The episode originally aired in April of 2001, (Season 12 for those of you who care about such things), amidst such “classics” as the one with Lisa and the Bully, the one where Homer starts a daycare; the one where Homer becomes Burns’ “Prank Monkey”; the one where the kids get snowed in at school (with some akwardly raunchy humor, and one of the ten worst endings ever, in fact, one which was very similar to another that aired that season in which Homer started a website and ended up on a hallucinogenic island like on “The Prisoner”); the one titled “Worst. Episode. Ever.“; and the actual worst episode ever, the one where Homer and Marge build a tennis court in their backyard to start the actual plot, at about 15 minutes into a 22-minute episode.

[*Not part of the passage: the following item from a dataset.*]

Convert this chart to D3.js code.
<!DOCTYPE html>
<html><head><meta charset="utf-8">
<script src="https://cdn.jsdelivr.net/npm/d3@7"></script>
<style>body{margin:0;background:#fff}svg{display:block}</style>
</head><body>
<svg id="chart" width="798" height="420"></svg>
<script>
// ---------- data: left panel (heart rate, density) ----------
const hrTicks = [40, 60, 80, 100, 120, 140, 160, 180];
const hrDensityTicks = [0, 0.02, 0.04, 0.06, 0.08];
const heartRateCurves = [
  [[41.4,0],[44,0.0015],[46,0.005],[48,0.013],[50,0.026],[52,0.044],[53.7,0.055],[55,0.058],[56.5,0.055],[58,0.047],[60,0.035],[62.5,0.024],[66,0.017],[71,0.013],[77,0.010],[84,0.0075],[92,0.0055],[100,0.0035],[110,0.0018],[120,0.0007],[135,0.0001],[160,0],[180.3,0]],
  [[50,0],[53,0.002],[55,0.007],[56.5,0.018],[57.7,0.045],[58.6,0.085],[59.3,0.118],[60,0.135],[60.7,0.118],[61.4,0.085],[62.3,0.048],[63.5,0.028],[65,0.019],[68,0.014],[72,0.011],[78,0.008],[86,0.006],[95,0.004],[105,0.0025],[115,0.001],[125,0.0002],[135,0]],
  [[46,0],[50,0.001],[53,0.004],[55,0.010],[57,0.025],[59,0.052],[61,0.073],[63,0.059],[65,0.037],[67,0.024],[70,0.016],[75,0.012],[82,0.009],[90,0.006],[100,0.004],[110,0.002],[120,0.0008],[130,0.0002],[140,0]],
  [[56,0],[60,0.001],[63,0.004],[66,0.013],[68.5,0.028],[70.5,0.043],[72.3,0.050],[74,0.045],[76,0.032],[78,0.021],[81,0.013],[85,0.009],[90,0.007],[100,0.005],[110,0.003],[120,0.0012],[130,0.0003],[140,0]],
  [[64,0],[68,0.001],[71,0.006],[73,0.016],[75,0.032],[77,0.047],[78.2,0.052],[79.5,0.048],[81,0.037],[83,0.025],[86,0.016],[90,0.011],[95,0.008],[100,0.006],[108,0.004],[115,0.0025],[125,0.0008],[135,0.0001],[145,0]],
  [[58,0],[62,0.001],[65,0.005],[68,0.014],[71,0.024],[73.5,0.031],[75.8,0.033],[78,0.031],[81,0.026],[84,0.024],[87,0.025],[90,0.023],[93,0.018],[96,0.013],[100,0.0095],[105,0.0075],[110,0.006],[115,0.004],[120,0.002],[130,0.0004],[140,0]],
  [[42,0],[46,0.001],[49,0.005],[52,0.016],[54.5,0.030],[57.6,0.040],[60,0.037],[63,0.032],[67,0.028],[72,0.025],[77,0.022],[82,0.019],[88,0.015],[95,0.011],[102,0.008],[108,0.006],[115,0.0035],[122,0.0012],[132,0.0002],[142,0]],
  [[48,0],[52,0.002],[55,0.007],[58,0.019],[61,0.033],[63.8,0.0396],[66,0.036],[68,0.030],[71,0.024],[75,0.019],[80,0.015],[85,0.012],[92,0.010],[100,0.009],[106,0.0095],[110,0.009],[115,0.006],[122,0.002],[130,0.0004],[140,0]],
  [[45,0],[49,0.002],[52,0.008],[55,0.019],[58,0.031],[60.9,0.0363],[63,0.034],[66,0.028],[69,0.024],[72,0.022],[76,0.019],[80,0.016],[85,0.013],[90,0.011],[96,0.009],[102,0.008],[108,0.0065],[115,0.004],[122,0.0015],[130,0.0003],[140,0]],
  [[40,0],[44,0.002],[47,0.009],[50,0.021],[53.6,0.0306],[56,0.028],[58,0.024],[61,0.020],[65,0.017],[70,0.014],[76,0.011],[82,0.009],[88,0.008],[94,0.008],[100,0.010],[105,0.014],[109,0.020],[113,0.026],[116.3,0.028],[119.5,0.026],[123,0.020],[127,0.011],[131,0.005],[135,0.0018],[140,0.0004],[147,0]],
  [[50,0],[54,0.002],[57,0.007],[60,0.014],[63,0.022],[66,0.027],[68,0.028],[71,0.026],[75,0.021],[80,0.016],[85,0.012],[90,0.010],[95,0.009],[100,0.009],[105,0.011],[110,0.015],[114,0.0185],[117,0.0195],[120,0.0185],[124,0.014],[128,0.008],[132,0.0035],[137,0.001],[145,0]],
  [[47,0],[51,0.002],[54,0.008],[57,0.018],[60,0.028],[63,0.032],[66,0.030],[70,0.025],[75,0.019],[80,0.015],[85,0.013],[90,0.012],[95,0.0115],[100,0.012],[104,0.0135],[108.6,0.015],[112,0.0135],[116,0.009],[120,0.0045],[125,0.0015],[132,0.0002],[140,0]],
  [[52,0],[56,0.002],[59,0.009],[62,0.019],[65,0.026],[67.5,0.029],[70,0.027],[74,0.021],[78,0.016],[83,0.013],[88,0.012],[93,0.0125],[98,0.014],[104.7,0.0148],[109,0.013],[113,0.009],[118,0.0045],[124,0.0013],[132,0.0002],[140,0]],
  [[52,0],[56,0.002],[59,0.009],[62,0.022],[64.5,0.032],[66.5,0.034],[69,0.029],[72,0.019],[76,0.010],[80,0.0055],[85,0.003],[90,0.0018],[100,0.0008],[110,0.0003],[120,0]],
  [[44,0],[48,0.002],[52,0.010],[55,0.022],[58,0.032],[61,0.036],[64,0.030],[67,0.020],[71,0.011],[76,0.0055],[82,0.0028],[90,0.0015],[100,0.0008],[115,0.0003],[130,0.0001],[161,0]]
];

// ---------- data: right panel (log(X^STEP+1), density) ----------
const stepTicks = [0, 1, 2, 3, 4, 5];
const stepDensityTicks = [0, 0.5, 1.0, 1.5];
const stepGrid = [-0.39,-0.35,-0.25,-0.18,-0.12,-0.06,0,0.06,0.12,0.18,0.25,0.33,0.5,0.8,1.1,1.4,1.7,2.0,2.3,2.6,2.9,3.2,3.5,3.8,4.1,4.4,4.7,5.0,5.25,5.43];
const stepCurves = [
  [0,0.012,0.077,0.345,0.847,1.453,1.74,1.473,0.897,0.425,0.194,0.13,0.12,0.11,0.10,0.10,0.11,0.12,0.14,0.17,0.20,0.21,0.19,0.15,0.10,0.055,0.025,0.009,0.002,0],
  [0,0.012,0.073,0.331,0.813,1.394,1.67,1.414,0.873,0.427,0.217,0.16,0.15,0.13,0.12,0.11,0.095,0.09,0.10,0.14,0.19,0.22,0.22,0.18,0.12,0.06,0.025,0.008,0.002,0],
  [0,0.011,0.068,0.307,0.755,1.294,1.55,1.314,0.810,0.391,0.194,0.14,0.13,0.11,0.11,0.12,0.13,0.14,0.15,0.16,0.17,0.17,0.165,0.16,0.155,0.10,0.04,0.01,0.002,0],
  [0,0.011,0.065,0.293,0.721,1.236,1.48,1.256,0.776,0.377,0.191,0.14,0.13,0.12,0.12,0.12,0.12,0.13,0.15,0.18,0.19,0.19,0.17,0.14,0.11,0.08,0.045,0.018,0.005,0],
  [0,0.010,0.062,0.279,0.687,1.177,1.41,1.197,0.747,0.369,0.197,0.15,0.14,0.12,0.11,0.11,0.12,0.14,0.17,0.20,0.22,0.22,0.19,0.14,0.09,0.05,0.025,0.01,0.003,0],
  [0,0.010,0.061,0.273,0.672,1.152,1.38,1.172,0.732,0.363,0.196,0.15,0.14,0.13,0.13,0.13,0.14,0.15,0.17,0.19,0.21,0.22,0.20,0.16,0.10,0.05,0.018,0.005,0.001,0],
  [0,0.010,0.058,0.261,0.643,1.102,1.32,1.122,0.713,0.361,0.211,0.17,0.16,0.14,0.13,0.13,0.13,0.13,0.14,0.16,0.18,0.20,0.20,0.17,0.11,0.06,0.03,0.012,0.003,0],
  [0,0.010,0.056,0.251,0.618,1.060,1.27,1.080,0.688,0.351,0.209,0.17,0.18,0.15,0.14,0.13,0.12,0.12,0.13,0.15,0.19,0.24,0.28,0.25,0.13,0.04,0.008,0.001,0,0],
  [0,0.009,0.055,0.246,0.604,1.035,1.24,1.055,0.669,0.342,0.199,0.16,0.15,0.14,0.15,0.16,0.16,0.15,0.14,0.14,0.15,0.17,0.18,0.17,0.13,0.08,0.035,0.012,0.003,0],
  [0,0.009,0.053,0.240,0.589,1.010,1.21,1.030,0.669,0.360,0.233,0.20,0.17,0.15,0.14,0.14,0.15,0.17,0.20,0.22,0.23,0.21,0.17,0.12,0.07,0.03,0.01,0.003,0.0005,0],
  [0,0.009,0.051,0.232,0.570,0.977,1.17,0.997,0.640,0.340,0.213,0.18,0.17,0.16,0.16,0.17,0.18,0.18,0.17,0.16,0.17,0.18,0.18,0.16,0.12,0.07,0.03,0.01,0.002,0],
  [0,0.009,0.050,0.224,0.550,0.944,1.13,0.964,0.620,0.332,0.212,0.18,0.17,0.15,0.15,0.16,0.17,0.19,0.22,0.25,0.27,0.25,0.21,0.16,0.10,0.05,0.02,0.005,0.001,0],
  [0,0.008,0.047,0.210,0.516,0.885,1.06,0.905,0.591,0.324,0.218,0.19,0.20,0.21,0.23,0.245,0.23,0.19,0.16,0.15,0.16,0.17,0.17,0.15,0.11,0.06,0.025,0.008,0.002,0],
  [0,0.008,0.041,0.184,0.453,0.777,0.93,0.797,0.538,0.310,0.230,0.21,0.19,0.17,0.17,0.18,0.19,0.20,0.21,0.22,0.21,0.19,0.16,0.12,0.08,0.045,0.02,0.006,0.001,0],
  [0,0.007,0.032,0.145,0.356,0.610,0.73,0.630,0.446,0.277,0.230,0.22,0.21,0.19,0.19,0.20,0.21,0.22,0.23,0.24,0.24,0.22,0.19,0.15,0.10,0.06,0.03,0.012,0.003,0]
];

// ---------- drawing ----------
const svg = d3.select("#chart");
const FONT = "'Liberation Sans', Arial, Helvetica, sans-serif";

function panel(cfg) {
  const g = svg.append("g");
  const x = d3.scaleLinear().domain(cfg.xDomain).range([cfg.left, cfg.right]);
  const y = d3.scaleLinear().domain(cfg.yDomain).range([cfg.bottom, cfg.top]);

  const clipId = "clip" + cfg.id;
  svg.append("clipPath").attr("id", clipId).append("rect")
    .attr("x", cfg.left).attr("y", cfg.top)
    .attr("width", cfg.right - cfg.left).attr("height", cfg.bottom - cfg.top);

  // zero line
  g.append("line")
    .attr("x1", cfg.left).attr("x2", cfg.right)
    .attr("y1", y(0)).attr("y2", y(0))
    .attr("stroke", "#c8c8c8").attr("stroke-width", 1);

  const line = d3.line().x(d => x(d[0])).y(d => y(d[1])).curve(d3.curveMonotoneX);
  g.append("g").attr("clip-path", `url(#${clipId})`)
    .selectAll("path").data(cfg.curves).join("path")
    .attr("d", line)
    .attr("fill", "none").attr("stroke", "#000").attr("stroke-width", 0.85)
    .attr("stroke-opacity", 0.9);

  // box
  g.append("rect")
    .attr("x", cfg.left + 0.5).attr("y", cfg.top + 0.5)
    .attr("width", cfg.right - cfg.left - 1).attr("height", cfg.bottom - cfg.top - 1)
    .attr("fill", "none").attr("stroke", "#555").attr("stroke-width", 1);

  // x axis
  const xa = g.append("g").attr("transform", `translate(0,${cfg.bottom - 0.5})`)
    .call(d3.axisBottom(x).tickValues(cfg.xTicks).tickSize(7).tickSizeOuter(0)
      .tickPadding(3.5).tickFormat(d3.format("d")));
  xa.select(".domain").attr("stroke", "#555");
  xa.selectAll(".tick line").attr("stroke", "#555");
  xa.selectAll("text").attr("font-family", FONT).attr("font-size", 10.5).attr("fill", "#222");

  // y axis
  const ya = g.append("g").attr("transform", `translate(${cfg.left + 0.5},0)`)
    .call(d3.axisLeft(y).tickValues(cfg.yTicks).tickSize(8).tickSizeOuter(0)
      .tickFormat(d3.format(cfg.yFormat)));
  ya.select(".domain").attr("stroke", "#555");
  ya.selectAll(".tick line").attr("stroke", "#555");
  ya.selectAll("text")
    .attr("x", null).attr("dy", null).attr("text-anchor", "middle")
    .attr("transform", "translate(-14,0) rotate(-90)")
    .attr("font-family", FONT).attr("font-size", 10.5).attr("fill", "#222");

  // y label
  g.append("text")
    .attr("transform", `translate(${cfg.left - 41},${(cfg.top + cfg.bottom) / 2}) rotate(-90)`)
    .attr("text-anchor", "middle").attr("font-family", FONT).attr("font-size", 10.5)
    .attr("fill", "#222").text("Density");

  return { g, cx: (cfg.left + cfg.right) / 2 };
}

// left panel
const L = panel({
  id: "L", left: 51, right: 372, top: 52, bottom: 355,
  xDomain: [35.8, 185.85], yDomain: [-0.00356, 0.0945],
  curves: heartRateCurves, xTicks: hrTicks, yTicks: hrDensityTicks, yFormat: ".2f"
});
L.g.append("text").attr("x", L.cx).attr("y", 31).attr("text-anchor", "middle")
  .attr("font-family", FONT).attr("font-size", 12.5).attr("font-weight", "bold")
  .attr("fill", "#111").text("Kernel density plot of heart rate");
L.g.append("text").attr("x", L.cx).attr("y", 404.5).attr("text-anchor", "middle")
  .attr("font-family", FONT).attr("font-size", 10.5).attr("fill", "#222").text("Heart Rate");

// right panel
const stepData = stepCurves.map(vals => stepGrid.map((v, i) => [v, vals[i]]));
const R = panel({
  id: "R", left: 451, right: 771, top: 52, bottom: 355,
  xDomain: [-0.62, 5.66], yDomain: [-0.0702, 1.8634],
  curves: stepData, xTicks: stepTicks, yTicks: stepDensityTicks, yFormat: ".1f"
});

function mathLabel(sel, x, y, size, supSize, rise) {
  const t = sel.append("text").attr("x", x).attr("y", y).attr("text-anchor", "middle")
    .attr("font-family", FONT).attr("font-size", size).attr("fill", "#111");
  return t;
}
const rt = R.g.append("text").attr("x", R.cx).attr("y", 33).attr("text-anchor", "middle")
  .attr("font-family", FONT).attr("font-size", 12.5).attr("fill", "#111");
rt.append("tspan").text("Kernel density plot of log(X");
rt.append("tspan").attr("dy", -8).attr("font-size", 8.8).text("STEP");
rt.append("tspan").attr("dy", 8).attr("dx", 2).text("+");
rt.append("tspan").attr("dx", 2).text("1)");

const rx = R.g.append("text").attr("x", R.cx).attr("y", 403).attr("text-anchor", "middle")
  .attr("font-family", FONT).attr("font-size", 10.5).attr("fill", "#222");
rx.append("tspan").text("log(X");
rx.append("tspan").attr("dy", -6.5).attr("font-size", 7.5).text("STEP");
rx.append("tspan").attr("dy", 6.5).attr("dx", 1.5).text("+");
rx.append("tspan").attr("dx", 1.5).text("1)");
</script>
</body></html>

This episode, however, proved to be the strongest one not only of that season, but one of the best of the five seasons around it. The first third of the episode deals with Homer’s day, in which he meets Lisa’s Science Fair project, a grammar-correcting robot, after which he accidentally cuts off his thumb. He has various adventures attempting to get the thumb sewn back on, including a ride with Cletus, and an explosion at Dr. Nick’s. He’s eventually stranded, walking toward Shelbyville, when out of nowhere the head of Lisa’s robot falls out of the air in front of him. In the second segment, “Lisa’s Day”, Lisa struggles to get to school in time for the fair, since Marge has left to take Homer to the Doctor, and her bike is gone. She winds up at an exact replica of her school, but on the wrong end of town, eventually runs into Marge outside of Moe’s (where Homer’s been distracted while trying to get ice to put his thumb on), and the two speed away, only to almost hit Bart, as he comes out from under a man-hole cover. The third segment chronicles Bart’s day, as he and Milhouse (on Lisa’s bike) go in search of illegal fireworks underground and get tied up with the mob. Eventually all of these stories meet up, and Homer gets his thumb sewn back on by the mob doctor as Lisa’s science project. There are many overlaps in the three stories, with scenarios that have payoffs in earlier segments and setups in later segments, things deliberately left vague early on, so that they can be explained in later parts.

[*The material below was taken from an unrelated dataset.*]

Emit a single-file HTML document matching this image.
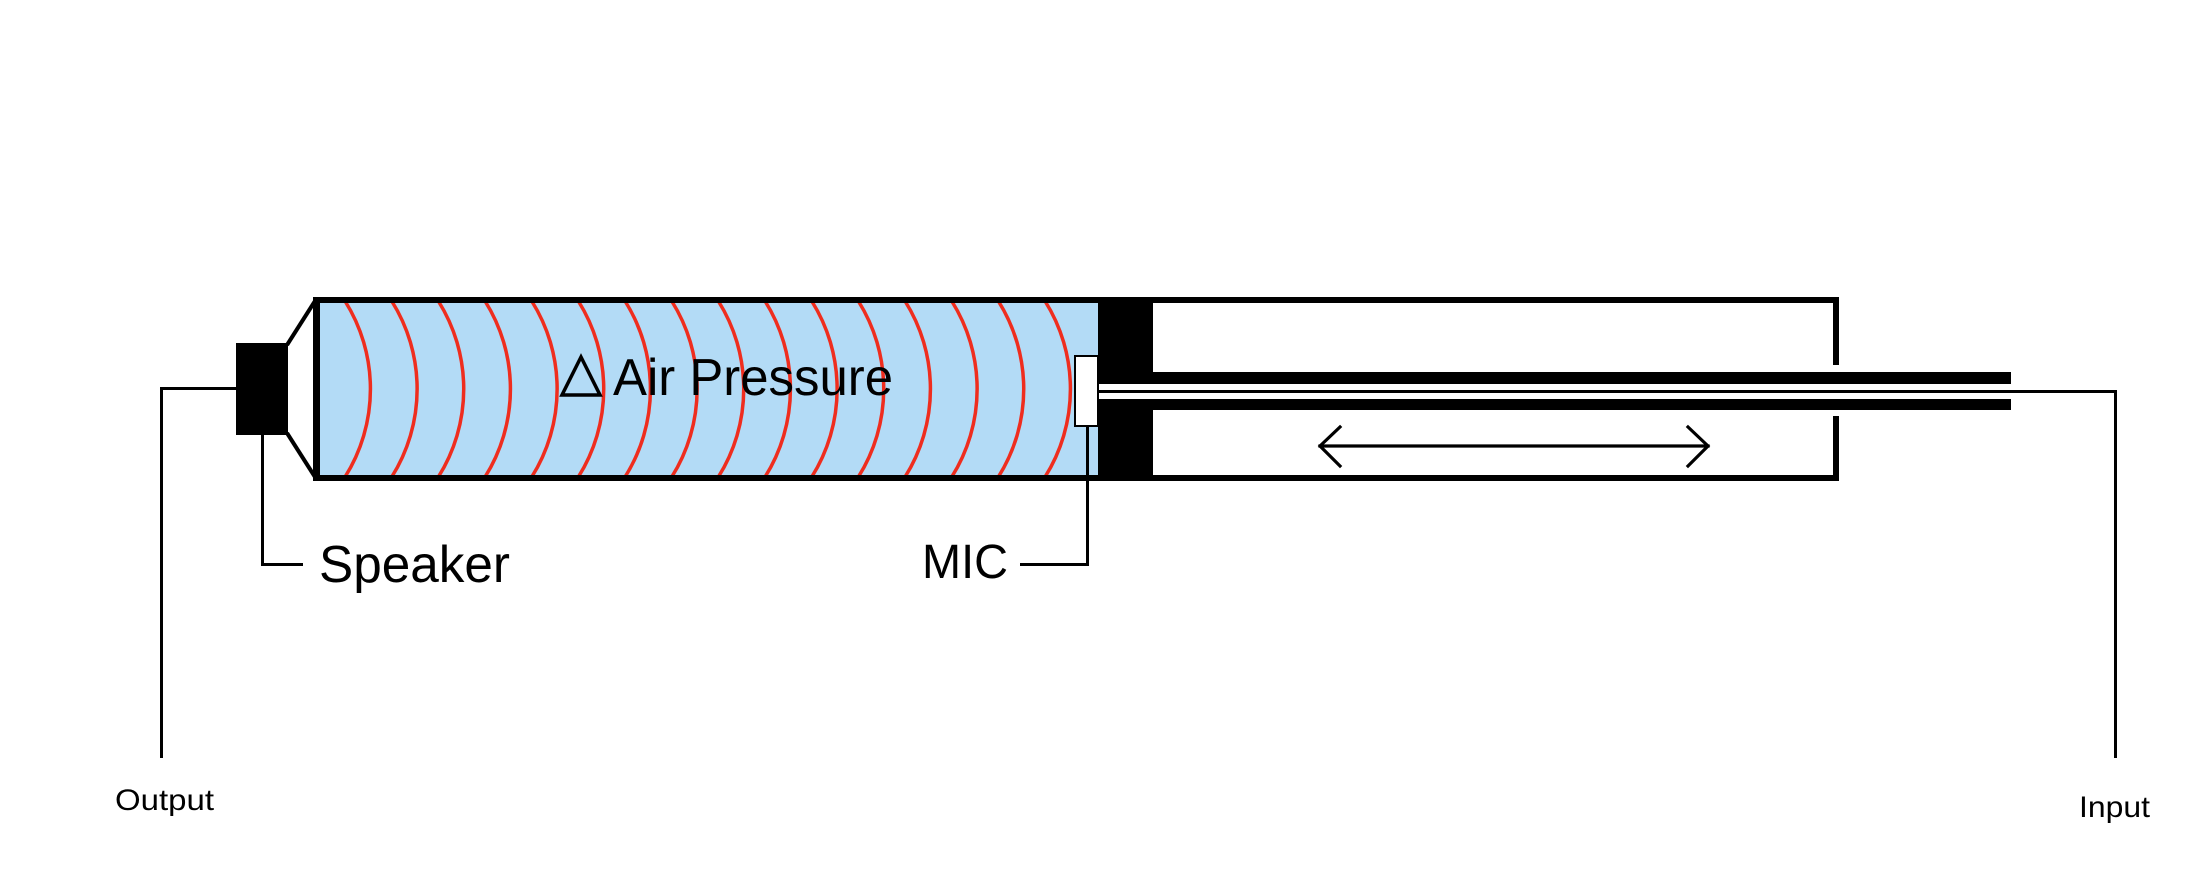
<!DOCTYPE html>
<html>
<head>
<meta charset="utf-8">
<style>
  html,body{margin:0;padding:0;background:#ffffff;}
  svg{display:block;}
  text{font-family:"Liberation Sans",sans-serif;fill:#000;}
</style>
</head>
<body>
<svg width="2200" height="889" viewBox="0 0 2200 889" xmlns="http://www.w3.org/2000/svg">
  <rect x="0" y="0" width="2200" height="889" fill="#ffffff"/>

  <!-- blue air chamber -->
  <rect x="316" y="300" width="782" height="178" fill="#b3dbf6"/>

  <!-- red pressure waves -->
  <g fill="none" stroke="#ef2d1e" stroke-width="3.5">
    <path d="M345 301 A165 165 0 0 1 345 477"/>
    <path d="M391.7 301 A165 165 0 0 1 391.7 477"/>
    <path d="M438.3 301 A165 165 0 0 1 438.3 477"/>
    <path d="M485 301 A165 165 0 0 1 485 477"/>
    <path d="M531.7 301 A165 165 0 0 1 531.7 477"/>
    <path d="M578.3 301 A165 165 0 0 1 578.3 477"/>
    <path d="M625 301 A165 165 0 0 1 625 477"/>
    <path d="M671.7 301 A165 165 0 0 1 671.7 477"/>
    <path d="M718.3 301 A165 165 0 0 1 718.3 477"/>
    <path d="M765 301 A165 165 0 0 1 765 477"/>
    <path d="M811.7 301 A165 165 0 0 1 811.7 477"/>
    <path d="M858.3 301 A165 165 0 0 1 858.3 477"/>
    <path d="M905 301 A165 165 0 0 1 905 477"/>
    <path d="M951.7 301 A165 165 0 0 1 951.7 477"/>
    <path d="M998.3 301 A165 165 0 0 1 998.3 477"/>
    <path d="M1045 301 A165 165 0 0 1 1045 477"/>
  </g>

  <!-- tube borders -->
  <rect x="313" y="297" width="1526" height="6" fill="#000"/>
  <rect x="313" y="475" width="1526" height="6" fill="#000"/>
  <rect x="313" y="297" width="7" height="184" fill="#000"/>
  <!-- right end of cylinder with gap -->
  <rect x="1833" y="297" width="6" height="68" fill="#000"/>
  <rect x="1833" y="416" width="6" height="65" fill="#000"/>

  <!-- plunger plug -->
  <rect x="1098" y="297" width="55" height="184" fill="#000"/>

  <!-- rod -->
  <rect x="1098" y="372" width="913" height="38" fill="#000"/>
  <rect x="1098" y="384" width="913" height="6" fill="#fff"/>
  <rect x="1098" y="393" width="913" height="6" fill="#fff"/>
  <rect x="1098" y="390" width="1019" height="3" fill="#000"/>

  <!-- input wire -->
  <rect x="2114" y="390" width="3" height="368" fill="#000"/>

  <!-- mic -->
  <rect x="1075" y="356" width="23" height="70" fill="#fff" stroke="#000" stroke-width="2"/>
  <!-- mic wire -->
  <rect x="1086" y="426" width="3" height="140" fill="#000"/>
  <rect x="1020" y="563" width="69" height="3" fill="#000"/>

  <!-- speaker -->
  <rect x="236" y="343" width="52" height="92" fill="#000"/>
  <line x1="287" y1="345" x2="315" y2="301" stroke="#000" stroke-width="4"/>
  <line x1="287" y1="433" x2="315" y2="477" stroke="#000" stroke-width="4"/>

  <!-- speaker label wire -->
  <rect x="261" y="435" width="3" height="131" fill="#000"/>
  <rect x="261" y="563" width="42" height="3" fill="#000"/>

  <!-- output wire -->
  <rect x="160" y="387" width="76" height="3" fill="#000"/>
  <rect x="160" y="387" width="3" height="371" fill="#000"/>

  <!-- double arrow -->
  <g fill="none" stroke="#000" stroke-width="3.2" stroke-linecap="square">
    <line x1="1320" y1="446" x2="1708" y2="446"/>
    <polyline points="1340,427 1320,446 1340,466"/>
    <polyline points="1688,427 1708,446 1688,466"/>
  </g>

  <!-- delta triangle -->
  <polygon points="581,357 600,395 562,395" fill="none" stroke="#000" stroke-width="3.5" stroke-linejoin="miter"/>

  <!-- labels -->
  <text x="613" y="395" font-size="52" textLength="280" lengthAdjust="spacingAndGlyphs">Air Pressure</text>
  <text x="319" y="582" font-size="52" textLength="191" lengthAdjust="spacingAndGlyphs">Speaker</text>
  <text x="922" y="578" font-size="48" textLength="86" lengthAdjust="spacingAndGlyphs">MIC</text>
  <text x="115" y="810" font-size="30" textLength="99" lengthAdjust="spacingAndGlyphs">Output</text>
  <text x="2079" y="817" font-size="30" textLength="71" lengthAdjust="spacingAndGlyphs">Input</text>
</svg>
</body>
</html>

The thing that really makes this episode work though, is the pacing. Right from the start it’s going at a breakneck speed with no pauses for character moments or throwaway jokes that have nothing to do with the main story. The reason for this is that there’s so much plot going on, at the same time as the other characters stories, that it’s essential to get through each person in under 7 minutes, and therefore is more like three short interlocking episodes than one big one that’s all over the place. Granted they have done episodes with three specific separate segments (The bible/literary stories episodes, the Halloween episodes, and this year’s Christmas one), but in those cases it seemed like “Hey, I have a good idea. Let’s make Lisa into Johnny Appleseed”, without thinking through how they would actually fill the time with story instead of just a collection of forced “jokes”. Season 12 is a prime example of the lack of story structure that has plagued the show for the last five years (at least). The story ideas for the episodes in this season aren’t developed enough to fill the amount of time for an episode, so they think of two or more story ideas and figure out how to connect them together, and try to pass it off as one story, usually pretty transparently, and often self-referrentially. But this episode was different. It was well-structured and plotted, and the humor came from having unfortunate things happen to the characters, instead of them causing stupid things to happen. The ending, while a bit rushed, made a lot more sense than nearly all of the other episodes that season, including the infamous “SURF’S UP” ending from “The Great Money Caper“. The 17 fanboys at the Simpsons episode archive gave this episode an average of an A, and I’m inclined to do so as well.

****½

This episode, while nowhere near perfect is probably one of the best, if not most memorable episodes to come out of the series after season 11 (we’re currently in 17). Its use of non-linear storytelling, while gimmicky, allows for a change in the tired Simpsons formula that seemed to be dragging it down that year, and the incredibly fast pace and detailed plot structure keep it from getting sillier than anything in season 7 or 8 or just filled with dumb jokes. Even when it’s not funny, it’s engaging, not annoying, and it never feels like a chore to sit through, which is rare these days. It is nowhere near as good as episodes from six years before or so, but not much is, and with over 250 episodes prior, it’s hard to keep coming up with fresh ideas, something this episode does quite well.